The second weekend of April, I'm supposed to host a baby shower for a sweet, college friend of mine. Now, hosting a baby shower brings up a lot of feelings for me (especially considering I'm not at all the "shower-hosting" type of gal) but over the last few days I have been absolutely consumed with one thought: "What will these strangers think of my house?"
It's so shallow. I know. But honestly, it occupies my mind at least 23% of the day. I am constantly thinking of little things I can do to make the place more inviting. When Adam and I moved into #FlorkenFirstHome at the end of last March, we had a lot of work to do. We tore down a wall, re-did the entire kitchen, and painted nearly every room in the house. After that? Well, to be honest, we got a little burned out. So instead of really taking the time, money, and energy to finish all small jobs like buy and hang roman shades, build shelves for the wall, or finally find that one last end table we need -- we both just got lazy.
Now that I'm looking around our home though and thinking of strangers sitting in it for three hours, I'm starting to get nervous. I am nervous that our walls are too empty. I'm nervous that we have no grass in the backyard and it's practically a mud-pit. I'm nervous that someone will think we're cheap... or even tacky.
This is such an odd feeling for me because, to be honest, I love our home. Love. Love. Love.
Home is where I feel most like myself. It's where I don't have to wear a bra and where it can be 5 o'clock anytime of the day. It's where Adam and I connect, relax, and binge together. It's where our pets are growing and thriving. And one day, it's where our kids will do the same.
So why then am I suddenly worried about it? Why am I -- dare I say it -- slightly ashamed of it?
I've been thinking on that all day (you know, right after I ordered $50 worth of throw pillows for the sofa and loveseat) and I've come to the conclusion that my fear isn't that the house isn't good enough -- it's that others won't see its potential. You see, when I look at this home, I can look past the empty front porch and the rotting landscape timber flowerbeds. I can see past the deck that needs to be repainted and the blinds that need to be upgraded.
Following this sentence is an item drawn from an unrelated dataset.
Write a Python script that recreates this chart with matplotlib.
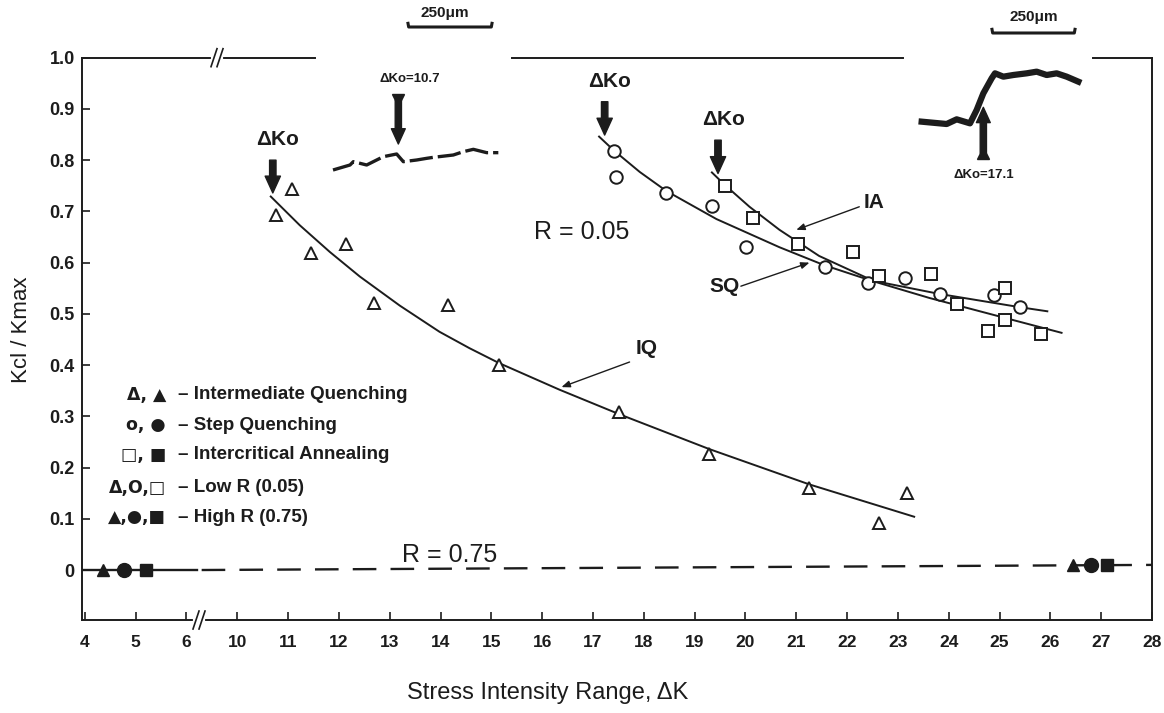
import numpy as np
import matplotlib
matplotlib.use("Agg")
import matplotlib.pyplot as plt

# ---- data (Kcl/Kmax vs stress intensity range) ----
# intermediate quenching, R = 0.05 (open triangles)
iq_x = [10.76, 11.08, 11.46, 12.14, 12.69, 14.15, 15.15, 17.51, 19.29, 21.26, 22.63, 23.18]
iq_y = [0.693, 0.743, 0.619, 0.636, 0.522, 0.517, 0.401, 0.309, 0.226, 0.160, 0.091, 0.151]
iq_fit_x = [10.66, 11.23, 11.82, 12.41, 13.20, 13.98, 14.57, 15.15, 16.34, 17.52, 19.29, 21.26, 23.32]
iq_fit_y = [0.729, 0.673, 0.621, 0.573, 0.516, 0.465, 0.433, 0.404, 0.352, 0.304, 0.236, 0.167, 0.104]

# step quenching, R = 0.05 (open circles)
sq_x = [17.41, 17.46, 18.44, 19.34, 20.01, 21.57, 22.42, 23.14, 23.83, 24.89, 25.40]
sq_y = [0.818, 0.767, 0.735, 0.711, 0.631, 0.591, 0.560, 0.569, 0.538, 0.537, 0.513]
sq_fit_x = [17.12, 17.41, 17.92, 18.44, 19.43, 20.67, 21.55, 22.44, 23.81, 25.40, 25.94]
sq_fit_y = [0.846, 0.819, 0.777, 0.740, 0.685, 0.630, 0.595, 0.566, 0.539, 0.513, 0.505]

# intercritical annealing, R = 0.05 (open squares)
ia_x = [19.59, 20.14, 21.03, 22.12, 22.63, 23.66, 24.17, 25.11, 25.11, 24.78, 25.81]
ia_y = [0.750, 0.688, 0.636, 0.621, 0.573, 0.578, 0.519, 0.550, 0.488, 0.467, 0.460]
ia_fit_x = [19.34, 19.59, 20.08, 20.67, 21.45, 22.57, 23.62, 25.11, 26.22]
ia_fit_y = [0.776, 0.752, 0.709, 0.664, 0.613, 0.562, 0.531, 0.492, 0.463]

# R = 0.75: closure level stays at zero (filled symbols)
hi_x = [4.36, 4.77, 5.20, 26.45, 26.79, 27.12]
hi_y = [0.0, 0.0, 0.0, 0.01, 0.01, 0.01]
hi_mark = ["^", "o", "s", "^", "o", "s"]
hi_line_x = [6.3, 28.0]
hi_line_y = [0.0, 0.01]

# threshold markers (dK_o) for each curve
dko_x = [10.7, 17.23, 19.46]
dko_top = [0.800, 0.914, 0.839]
dko_tip = [0.736, 0.849, 0.774]

xtick_vals = [4, 5, 6, 10, 11, 12, 13, 14, 15, 16, 17, 18, 19, 20, 21, 22, 23, 24, 25, 26, 27, 28]
ytick_vals = [0, 0.1, 0.2, 0.3, 0.4, 0.5, 0.6, 0.7, 0.8, 0.9, 1.0]
ytick_labels = ["0", "0.1", "0.2", "0.3", "0.4", "0.5", "0.6", "0.7", "0.8", "0.9", "1.0"]

legend_sym = ["Δ, ▲", "o, ●", "□, ■", "Δ,O,□", "▲,●,■"]
legend_txt = ["Intermediate Quenching", "Step Quenching", "Intercritical Annealing",
              "Low R (0.05)", "High R (0.75)"]

# crack profile micrographs (micrometres, 250 um scale bars)
crack_a_x = [39, 90, 100, 140, 190, 230, 250, 290, 320, 340, 400, 430, 460, 500, 535]
crack_a_y = [90, 105, 115, 105, 130, 138, 115, 120, 125, 128, 135, 145, 152, 142, 142]
crack_b_x = [65, 140, 170, 210, 230, 250, 275, 285, 310, 340, 380, 410, 440, 470, 500, 535]
crack_b_y = [235, 228, 242, 230, 270, 320, 365, 380, 370, 375, 380, 385, 375, 380, 370, 355]

ink = "#1c1c1c"
sans = ["Liberation Sans", "DejaVu Sans"]
plt.rcParams["font.family"] = sans


def brk(x):
    # broken axis: 6 -> 10 gap is squeezed out
    x = np.asarray(x, dtype=float)
    return np.where(x < 8, x, x - 3)


W, H = 1164, 713
fig = plt.figure(figsize=(W / 100, H / 100), dpi=100)
ax = fig.add_axes([0.0702, 0.1304, 0.9195, 0.7887])
ax.set_xlim(3.94, 25.0)
ax.set_ylim(-0.0976, 1.0)

# fitted curves
for fx_, fy_ in [(iq_fit_x, iq_fit_y), (sq_fit_x, sq_fit_y), (ia_fit_x, ia_fit_y)]:
    ax.plot(brk(fx_), fy_, color=ink, lw=1.4, zorder=2)

mk = dict(ls="none", mfc="white", mec=ink, mew=1.4, zorder=3)
ax.plot(brk(iq_x), iq_y, marker="^", ms=8.5, **mk)
ax.plot(brk(sq_x), sq_y, marker="o", ms=9, **mk)
ax.plot(brk(ia_x), ia_y, marker="s", ms=8.5, **mk)

# R = 0.75 line
ax.plot([3.94, 6.2], [0, 0], color=ink, lw=1.7, zorder=2)
ax.plot(brk(hi_line_x), hi_line_y, color=ink, lw=1.7, ls=(0, (10, 6)), zorder=2)
for x, y, m in zip(hi_x, hi_y, hi_mark):
    ax.plot(brk([x]), [y], marker=m, ms=9 if m != "o" else 10, color=ink, ls="none", zorder=3)

# dK_o arrows
for x, y0, y1 in zip(dko_x, dko_top, dko_tip):
    xb = float(brk([x])[0])
    ax.annotate("", xy=(xb, y1), xytext=(xb, y0),
                arrowprops=dict(arrowstyle="simple,head_length=1.1,head_width=1.0,tail_width=0.42",
                                mutation_scale=11, color=ink, shrinkA=0, shrinkB=0))
    ax.text(xb + 0.1, y0 + 0.04, "ΔKo", ha="center", va="center", fontsize=15,
            fontweight="bold", color=ink)

# curve labels
thin = dict(arrowstyle="-|>,head_length=0.5,head_width=0.2", lw=1.0, color=ink,
            shrinkA=0, shrinkB=0)
ax.annotate("", xy=(brk([16.38])[0], 0.357), xytext=(brk([17.72])[0], 0.406), arrowprops=thin)
ax.text(brk([18.05])[0], 0.432, "IQ", fontsize=15, fontweight="bold", ha="center", va="center", color=ink)
ax.annotate("", xy=(brk([21.0])[0], 0.664), xytext=(brk([22.24])[0], 0.709), arrowprops=thin)
ax.text(brk([22.33])[0], 0.718, "IA", fontsize=15, fontweight="bold", ha="left", va="center", color=ink)
ax.annotate("", xy=(brk([21.26])[0], 0.600), xytext=(brk([19.91])[0], 0.554), arrowprops=thin)
ax.text(brk([19.88])[0], 0.553, "SQ", fontsize=15, fontweight="bold", ha="right", va="center", color=ink)

ax.text(brk([16.77])[0], 0.660, "R = 0.05", fontsize=18, ha="center", va="center", color=ink)
ax.text(brk([14.17])[0], 0.029, "R = 0.75", fontsize=18, ha="center", va="center", color=ink)

# axes frame with gaps for the micrographs
ax.spines["top"].set_visible(False)
for s in ["left", "bottom", "right"]:
    ax.spines[s].set_linewidth(1.4)
    ax.spines[s].set_color(ink)
for a, b in [(0.0, 0.218), (0.402, 0.767), (0.945, 1.0)]:
    ax.plot([a, b], [1, 1], transform=ax.transAxes, color=ink, lw=1.4, clip_on=False)

# break marks "//" on top and bottom
axw, axh = 1070.3, 562.3
for xf, yf in [((199 - 81.7) / axw, 0.0), ((217 - 81.7) / axw, 1.0)]:
    ax.plot([xf - 4 / axw, xf + 4 / axw], [yf, yf], transform=ax.transAxes,
            color="white", lw=3, clip_on=False, zorder=5)
    for off in (-3, 3):
        x0 = xf + off / axw
        ax.plot([x0 - 3 / axw, x0 + 3 / axw], [yf - 9 / axh, yf + 9 / axh],
                transform=ax.transAxes, color=ink, lw=1.2, clip_on=False, zorder=6)

ax.set_xticks(brk(xtick_vals))
ax.set_xticklabels([str(v) for v in xtick_vals])
ax.set_yticks(ytick_vals)
ax.set_yticklabels(ytick_labels)
ax.tick_params(axis="x", direction="in", length=6, width=1.2, pad=11, labelsize=12.5, colors=ink)
ax.tick_params(axis="y", direction="in", length=6, width=1.2, pad=5, labelsize=13, colors=ink)
for lab in ax.get_xticklabels() + ax.get_yticklabels():
    lab.set_fontweight("bold")


def fx(px):
    return px / W


def fy(py):
    return 1 - py / H


fig.text(fx(548), fy(693), "Stress Intensity Range, ΔK", fontsize=17, ha="center", va="center", color=ink)
fig.text(fx(22), fy(330), "Kcl / Kmax", fontsize=16, rotation=90, ha="center", va="center", color=ink)

# legend written as text, like the original
for i, (sym, txt) in enumerate(zip(legend_sym, legend_txt)):
    py = [395, 425, 455, 488, 517][i]
    fig.text(fx(166), fy(py), sym, fontsize=12.5, fontweight="bold", ha="right", va="center",
             color=ink, family=["DejaVu Sans"])
    fig.text(fx(178), fy(py), "– " + txt, fontsize=13.5, fontweight="bold", ha="left", va="center", color=ink)

# micrograph insets
ins_a = fig.add_axes([fx(320), fy(200), 190 / W, 200 / H])
ins_a.set_xlim(0, 570)
ins_a.set_ylim(0, 600)
ins_a.axis("off")
ins_a.plot(crack_a_x, crack_a_y, color=ink, lw=2.4, ls=(0, (7, 1.5)))
ins_a.annotate("", xy=(235, 168), xytext=(235, 300),
               arrowprops=dict(arrowstyle="simple,head_length=1.1,head_width=1.0,tail_width=0.45",
                               mutation_scale=10, color=ink, shrinkA=0, shrinkB=0))
ins_a.plot([235], [300], marker="v", ms=9, color=ink)
ins_a.text(270, 363, "ΔKo=10.7", fontsize=9.5, fontweight="bold", ha="center", va="center", color=ink)
ins_a.plot([264, 266, 514, 516], [530, 519, 519, 530], color=ink, lw=2.2)
ins_a.text(375, 560, "250μm", fontsize=11, fontweight="bold", ha="center", va="center", color=ink)

ins_b = fig.add_axes([fx(900), fy(200), 200 / W, 200 / H])
ins_b.set_xlim(0, 600)
ins_b.set_ylim(0, 600)
ins_b.axis("off")
ins_b.plot(crack_b_x, crack_b_y, color=ink, lw=4.5, solid_joinstyle="round")
ins_b.annotate("", xy=(250, 278), xytext=(250, 140),
               arrowprops=dict(arrowstyle="simple,head_length=1.1,head_width=1.0,tail_width=0.45",
                               mutation_scale=10, color=ink, shrinkA=0, shrinkB=0))
ins_b.plot([250], [140], marker="^", ms=9, color=ink)
ins_b.text(250, 75, "ΔKo=17.1", fontsize=9.5, fontweight="bold", ha="center", va="center", color=ink)
ins_b.plot([276, 278, 523, 525], [512, 501, 501, 512], color=ink, lw=2.2)
ins_b.text(400, 550, "250μm", fontsize=11, fontweight="bold", ha="center", va="center", color=ink)

fig.savefig("out.png", dpi=100, facecolor="white")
What I see is a space that is limitless. I see a space that Adam and I can continue to mould to our own style and preference. I see a space that will evolve with us. I see a space that has come a long way, and while it might still have a long way to go, it will be filled with love, laughter, and joy with every step.
I think that's what I really fear -- people not seeing that potential. People not understanding that these walls hold so much more than possessions -- they hold dreams.
So, between now and April 11th, I'm going to spruce up little things that I can, but I'm going to try to keep a level head about it all. No, I probably can't get furniture for the front porch. But, it's possible I'll find an adorable welcome mat. No, I won't be able to re-seed the yard. But, it's possible that I put out a colorful potted plant or two. And you know, if people go home silently judging my home, I guess that's ok. They can silently judge my house and even me. But their silent judgment won't stop all the amazing things that are going to happen under this roof. Those things... well, they're worth waiting for.